EXERCISE AIM - Take the lines from the top down to and including the one with "Taupunkt, Windchill [°C]</text>" and repeat them exactly. Omit images.

PROVIDED MATERIAL -
________

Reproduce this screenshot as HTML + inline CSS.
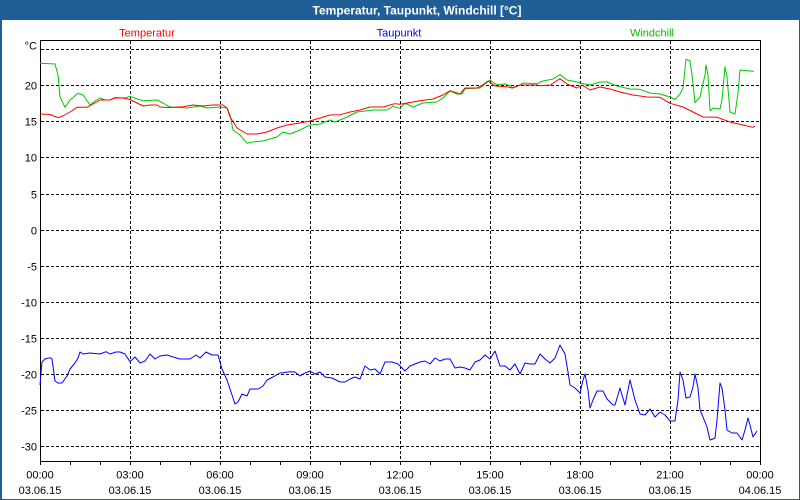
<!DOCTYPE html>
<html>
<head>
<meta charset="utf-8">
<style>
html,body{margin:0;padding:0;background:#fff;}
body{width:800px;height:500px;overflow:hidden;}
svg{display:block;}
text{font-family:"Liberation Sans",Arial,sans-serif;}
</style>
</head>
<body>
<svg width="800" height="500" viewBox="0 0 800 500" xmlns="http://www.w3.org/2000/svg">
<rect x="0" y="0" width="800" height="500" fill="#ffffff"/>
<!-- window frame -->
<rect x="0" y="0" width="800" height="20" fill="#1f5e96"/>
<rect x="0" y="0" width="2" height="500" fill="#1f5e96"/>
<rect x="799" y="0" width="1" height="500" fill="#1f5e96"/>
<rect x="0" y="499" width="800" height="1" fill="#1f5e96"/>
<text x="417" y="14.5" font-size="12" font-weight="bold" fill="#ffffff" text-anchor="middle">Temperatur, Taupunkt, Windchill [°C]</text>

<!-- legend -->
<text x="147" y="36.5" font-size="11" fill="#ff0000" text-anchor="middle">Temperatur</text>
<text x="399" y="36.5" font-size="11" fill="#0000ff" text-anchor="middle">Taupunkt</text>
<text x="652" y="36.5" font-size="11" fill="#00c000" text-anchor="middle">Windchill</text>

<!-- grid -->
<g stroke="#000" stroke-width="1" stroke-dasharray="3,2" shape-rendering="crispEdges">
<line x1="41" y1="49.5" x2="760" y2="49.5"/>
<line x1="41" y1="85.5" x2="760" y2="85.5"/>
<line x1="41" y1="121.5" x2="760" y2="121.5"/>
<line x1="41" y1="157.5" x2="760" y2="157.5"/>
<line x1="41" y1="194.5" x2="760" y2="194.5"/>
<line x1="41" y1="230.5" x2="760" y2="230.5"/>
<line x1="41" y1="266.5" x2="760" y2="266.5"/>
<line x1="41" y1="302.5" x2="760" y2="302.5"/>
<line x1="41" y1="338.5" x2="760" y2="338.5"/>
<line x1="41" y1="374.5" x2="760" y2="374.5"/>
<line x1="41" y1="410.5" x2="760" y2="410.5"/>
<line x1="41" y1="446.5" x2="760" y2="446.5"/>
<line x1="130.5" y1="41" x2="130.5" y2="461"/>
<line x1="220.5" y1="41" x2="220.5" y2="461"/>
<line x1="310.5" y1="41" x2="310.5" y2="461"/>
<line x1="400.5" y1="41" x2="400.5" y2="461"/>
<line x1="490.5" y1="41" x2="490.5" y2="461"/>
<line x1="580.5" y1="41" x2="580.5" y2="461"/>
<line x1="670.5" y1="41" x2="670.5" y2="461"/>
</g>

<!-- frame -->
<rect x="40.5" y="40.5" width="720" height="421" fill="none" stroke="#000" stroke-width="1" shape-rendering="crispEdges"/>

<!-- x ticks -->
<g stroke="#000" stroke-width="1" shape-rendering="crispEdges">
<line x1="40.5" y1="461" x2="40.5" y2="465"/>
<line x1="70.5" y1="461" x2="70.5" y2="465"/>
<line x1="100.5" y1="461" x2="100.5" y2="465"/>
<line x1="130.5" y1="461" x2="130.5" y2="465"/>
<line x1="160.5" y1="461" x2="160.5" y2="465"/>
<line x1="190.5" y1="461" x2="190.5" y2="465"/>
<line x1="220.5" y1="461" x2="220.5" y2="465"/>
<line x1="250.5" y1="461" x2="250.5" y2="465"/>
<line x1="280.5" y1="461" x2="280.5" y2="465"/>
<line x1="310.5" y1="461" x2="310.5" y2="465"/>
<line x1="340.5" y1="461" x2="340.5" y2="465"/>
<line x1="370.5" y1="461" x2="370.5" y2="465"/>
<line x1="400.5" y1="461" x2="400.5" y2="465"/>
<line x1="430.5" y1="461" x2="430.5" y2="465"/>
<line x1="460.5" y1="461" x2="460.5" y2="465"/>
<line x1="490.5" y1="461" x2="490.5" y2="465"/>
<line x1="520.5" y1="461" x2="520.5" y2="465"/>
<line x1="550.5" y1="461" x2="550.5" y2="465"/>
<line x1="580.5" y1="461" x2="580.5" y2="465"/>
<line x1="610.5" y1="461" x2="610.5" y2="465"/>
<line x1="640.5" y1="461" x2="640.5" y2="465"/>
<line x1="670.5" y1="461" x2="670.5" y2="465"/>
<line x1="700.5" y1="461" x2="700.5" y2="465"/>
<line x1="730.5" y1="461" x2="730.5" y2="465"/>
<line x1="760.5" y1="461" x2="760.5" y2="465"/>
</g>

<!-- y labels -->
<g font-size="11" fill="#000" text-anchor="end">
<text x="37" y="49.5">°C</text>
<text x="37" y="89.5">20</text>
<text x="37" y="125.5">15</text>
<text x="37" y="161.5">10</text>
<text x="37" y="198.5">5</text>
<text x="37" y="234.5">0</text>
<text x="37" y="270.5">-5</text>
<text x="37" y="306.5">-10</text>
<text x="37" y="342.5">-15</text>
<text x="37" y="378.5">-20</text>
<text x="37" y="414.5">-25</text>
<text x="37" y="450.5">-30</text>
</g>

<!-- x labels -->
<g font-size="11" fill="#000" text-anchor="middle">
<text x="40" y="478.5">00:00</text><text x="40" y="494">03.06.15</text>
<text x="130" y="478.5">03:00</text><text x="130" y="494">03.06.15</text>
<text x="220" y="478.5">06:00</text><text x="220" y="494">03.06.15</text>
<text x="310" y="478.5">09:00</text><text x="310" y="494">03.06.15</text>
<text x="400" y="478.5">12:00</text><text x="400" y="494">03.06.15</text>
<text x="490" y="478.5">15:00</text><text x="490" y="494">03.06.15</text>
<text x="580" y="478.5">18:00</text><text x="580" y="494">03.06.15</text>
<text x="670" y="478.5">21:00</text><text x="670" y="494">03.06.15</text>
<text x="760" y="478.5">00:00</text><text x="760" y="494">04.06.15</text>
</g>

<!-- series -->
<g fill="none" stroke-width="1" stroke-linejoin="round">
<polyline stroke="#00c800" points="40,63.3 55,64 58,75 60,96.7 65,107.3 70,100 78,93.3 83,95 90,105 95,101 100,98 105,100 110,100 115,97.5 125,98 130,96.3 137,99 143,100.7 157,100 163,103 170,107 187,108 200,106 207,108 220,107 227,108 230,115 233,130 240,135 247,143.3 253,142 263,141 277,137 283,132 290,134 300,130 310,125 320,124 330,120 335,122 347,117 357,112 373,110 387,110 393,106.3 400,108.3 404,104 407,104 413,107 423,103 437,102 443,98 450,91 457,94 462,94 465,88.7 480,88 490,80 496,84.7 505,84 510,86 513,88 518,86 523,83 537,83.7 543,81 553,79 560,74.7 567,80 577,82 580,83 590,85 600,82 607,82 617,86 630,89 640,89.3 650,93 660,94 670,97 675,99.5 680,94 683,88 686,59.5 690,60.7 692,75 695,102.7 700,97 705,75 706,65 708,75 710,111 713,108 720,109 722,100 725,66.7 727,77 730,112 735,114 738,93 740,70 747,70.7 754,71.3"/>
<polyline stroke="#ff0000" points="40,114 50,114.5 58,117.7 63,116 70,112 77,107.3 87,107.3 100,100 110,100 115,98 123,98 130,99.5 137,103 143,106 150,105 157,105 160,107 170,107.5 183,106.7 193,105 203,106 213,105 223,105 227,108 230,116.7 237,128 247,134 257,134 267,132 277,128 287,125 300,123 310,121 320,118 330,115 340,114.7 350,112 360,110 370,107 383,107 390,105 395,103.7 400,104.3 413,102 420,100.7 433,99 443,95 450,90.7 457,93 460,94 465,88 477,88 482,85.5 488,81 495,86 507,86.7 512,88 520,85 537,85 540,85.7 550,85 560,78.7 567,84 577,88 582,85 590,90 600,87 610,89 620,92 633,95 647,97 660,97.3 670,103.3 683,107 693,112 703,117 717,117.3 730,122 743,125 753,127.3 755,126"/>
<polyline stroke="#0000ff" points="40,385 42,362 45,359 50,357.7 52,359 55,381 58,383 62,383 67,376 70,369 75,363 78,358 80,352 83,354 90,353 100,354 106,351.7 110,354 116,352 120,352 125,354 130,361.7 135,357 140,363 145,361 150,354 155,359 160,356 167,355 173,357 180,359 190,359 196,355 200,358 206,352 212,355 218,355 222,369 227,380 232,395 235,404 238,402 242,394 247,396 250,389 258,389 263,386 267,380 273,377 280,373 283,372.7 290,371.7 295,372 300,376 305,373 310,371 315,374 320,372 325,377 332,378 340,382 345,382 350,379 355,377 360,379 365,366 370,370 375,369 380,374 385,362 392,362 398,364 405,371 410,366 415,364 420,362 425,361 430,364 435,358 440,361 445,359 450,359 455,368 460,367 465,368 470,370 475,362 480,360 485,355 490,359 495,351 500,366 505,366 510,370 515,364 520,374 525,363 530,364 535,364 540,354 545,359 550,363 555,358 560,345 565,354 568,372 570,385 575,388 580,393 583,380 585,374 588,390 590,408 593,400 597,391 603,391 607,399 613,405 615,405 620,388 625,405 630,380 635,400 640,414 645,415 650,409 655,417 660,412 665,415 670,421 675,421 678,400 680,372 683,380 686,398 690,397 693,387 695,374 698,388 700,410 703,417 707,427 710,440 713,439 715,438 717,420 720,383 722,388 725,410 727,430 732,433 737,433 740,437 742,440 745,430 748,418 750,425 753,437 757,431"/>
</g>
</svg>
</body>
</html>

________

RESULT FOR THIS EXERCISE -
Reproduce this screenshot as HTML + inline CSS.
<!DOCTYPE html>
<html>
<head>
<meta charset="utf-8">
<style>
html,body{margin:0;padding:0;background:#fff;}
body{width:800px;height:500px;overflow:hidden;}
svg{display:block;}
text{font-family:"Liberation Sans",Arial,sans-serif;}
</style>
</head>
<body>
<svg width="800" height="500" viewBox="0 0 800 500" xmlns="http://www.w3.org/2000/svg">
<rect x="0" y="0" width="800" height="500" fill="#ffffff"/>
<!-- window frame -->
<rect x="0" y="0" width="800" height="20" fill="#1f5e96"/>
<rect x="0" y="0" width="2" height="500" fill="#1f5e96"/>
<rect x="799" y="0" width="1" height="500" fill="#1f5e96"/>
<rect x="0" y="499" width="800" height="1" fill="#1f5e96"/>
<text x="417" y="14.5" font-size="12" font-weight="bold" fill="#ffffff" text-anchor="middle">Temperatur, Taupunkt, Windchill [°C]</text>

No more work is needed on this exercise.